┌─ Supplied material
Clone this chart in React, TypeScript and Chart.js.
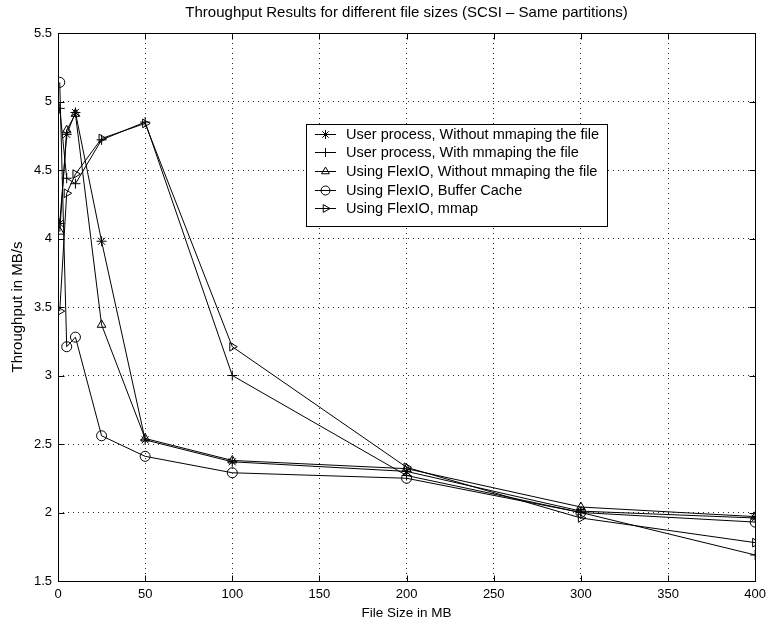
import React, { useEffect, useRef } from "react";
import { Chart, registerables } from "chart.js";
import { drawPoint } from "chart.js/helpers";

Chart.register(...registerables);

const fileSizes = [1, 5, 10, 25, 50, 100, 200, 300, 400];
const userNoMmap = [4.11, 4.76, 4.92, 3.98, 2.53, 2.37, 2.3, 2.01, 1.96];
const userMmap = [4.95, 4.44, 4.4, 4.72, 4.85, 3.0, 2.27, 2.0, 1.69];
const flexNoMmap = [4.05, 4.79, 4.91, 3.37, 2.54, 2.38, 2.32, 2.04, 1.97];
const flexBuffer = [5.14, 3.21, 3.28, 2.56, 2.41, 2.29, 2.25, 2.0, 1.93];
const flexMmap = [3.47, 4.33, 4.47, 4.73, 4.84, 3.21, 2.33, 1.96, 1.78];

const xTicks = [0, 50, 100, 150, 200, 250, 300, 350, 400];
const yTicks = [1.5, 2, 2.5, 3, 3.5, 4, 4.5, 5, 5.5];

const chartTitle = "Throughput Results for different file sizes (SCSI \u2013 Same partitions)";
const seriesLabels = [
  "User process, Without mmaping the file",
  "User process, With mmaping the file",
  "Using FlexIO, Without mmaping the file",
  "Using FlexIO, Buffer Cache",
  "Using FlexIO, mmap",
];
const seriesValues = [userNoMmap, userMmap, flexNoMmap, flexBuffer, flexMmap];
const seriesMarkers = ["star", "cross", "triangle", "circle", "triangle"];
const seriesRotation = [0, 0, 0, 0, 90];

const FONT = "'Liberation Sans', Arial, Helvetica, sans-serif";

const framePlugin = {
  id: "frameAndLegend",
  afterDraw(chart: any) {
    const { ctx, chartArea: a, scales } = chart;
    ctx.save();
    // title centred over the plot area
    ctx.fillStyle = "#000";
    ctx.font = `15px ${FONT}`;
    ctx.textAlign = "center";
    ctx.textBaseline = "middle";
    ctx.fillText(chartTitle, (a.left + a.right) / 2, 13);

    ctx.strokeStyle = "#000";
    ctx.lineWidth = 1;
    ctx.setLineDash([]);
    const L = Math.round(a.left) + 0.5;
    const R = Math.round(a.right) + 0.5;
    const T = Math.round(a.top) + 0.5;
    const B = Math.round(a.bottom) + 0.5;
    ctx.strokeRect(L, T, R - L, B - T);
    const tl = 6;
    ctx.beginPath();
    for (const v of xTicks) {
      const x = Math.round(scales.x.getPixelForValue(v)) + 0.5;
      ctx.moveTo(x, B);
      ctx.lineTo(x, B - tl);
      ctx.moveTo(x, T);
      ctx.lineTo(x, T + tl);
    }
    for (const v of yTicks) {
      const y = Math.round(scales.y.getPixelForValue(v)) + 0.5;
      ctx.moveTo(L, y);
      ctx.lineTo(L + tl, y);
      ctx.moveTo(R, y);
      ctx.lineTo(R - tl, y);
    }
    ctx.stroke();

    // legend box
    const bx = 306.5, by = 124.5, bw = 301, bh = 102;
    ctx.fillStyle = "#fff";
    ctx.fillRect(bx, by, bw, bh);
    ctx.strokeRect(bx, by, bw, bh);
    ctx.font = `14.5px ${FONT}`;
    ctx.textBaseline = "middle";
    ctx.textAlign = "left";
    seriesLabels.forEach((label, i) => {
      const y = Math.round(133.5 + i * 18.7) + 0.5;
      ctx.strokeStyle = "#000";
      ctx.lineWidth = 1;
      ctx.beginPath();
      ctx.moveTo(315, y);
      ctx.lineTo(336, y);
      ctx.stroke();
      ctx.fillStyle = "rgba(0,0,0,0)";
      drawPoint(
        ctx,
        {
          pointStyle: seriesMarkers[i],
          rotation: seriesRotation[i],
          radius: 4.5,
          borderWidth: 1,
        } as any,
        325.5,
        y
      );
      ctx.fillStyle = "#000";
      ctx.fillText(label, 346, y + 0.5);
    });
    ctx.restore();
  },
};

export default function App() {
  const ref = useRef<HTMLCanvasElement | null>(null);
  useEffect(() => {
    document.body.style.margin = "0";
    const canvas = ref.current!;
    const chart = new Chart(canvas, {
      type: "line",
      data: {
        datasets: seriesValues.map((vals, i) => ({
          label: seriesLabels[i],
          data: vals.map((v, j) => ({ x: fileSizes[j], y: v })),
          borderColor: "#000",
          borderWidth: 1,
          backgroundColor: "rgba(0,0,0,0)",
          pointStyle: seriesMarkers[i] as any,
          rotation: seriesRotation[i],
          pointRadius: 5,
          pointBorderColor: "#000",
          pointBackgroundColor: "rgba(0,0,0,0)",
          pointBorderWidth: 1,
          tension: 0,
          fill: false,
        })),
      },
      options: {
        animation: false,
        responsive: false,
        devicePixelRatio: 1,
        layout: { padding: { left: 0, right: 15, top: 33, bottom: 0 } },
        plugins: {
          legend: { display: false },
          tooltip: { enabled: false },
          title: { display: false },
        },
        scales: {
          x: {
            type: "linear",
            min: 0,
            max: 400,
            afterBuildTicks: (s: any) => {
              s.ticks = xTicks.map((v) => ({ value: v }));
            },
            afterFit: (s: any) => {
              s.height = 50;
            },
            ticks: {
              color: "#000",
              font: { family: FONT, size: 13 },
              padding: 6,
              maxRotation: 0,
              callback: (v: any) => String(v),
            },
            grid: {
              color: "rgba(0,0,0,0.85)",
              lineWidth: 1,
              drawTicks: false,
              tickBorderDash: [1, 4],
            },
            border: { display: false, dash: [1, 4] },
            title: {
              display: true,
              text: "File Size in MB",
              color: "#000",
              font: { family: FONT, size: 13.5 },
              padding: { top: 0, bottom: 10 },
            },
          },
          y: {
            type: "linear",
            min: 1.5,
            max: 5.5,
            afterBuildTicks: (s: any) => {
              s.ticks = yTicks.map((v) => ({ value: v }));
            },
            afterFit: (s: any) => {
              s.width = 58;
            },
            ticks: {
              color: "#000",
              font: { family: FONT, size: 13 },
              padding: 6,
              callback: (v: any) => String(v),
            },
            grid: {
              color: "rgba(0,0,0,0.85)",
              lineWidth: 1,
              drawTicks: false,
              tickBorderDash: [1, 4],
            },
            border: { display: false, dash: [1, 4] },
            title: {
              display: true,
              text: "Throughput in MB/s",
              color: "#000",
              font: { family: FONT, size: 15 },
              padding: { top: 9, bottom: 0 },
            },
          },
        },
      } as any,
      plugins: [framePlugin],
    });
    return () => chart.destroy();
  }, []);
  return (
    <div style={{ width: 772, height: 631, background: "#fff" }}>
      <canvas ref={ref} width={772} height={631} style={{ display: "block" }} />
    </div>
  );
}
└─
┌─ Supplied material
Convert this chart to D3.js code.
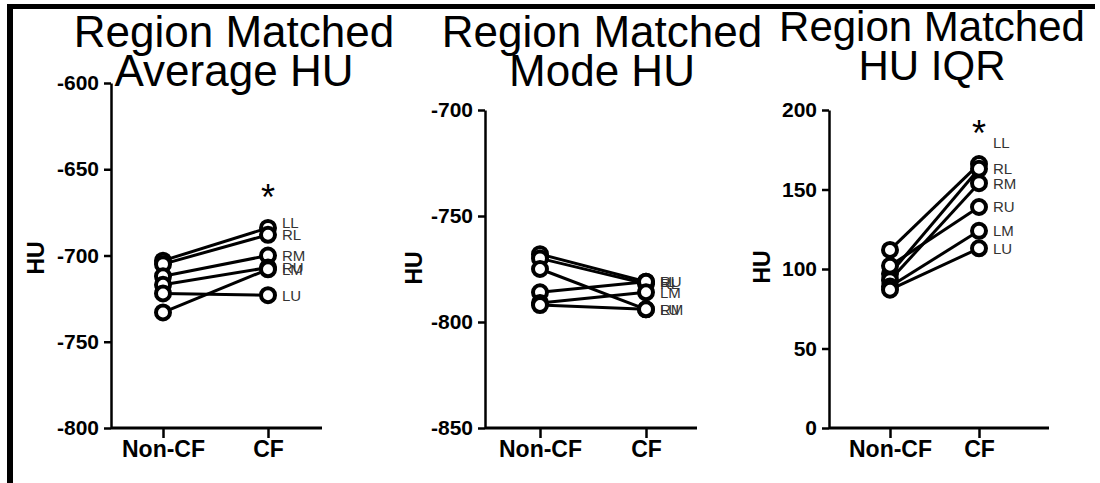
└─
▶ _Problem_
Without the pictures, give again exactly the lines above starting at the line containing "Clone this chart" and ending at the line containing "Chart.register(...registerables);".

▶ _Solved problem_
Clone this chart in React, TypeScript and Chart.js.
import React, { useEffect, useRef } from "react";
import { Chart, registerables } from "chart.js";
import { drawPoint } from "chart.js/helpers";

Chart.register(...registerables);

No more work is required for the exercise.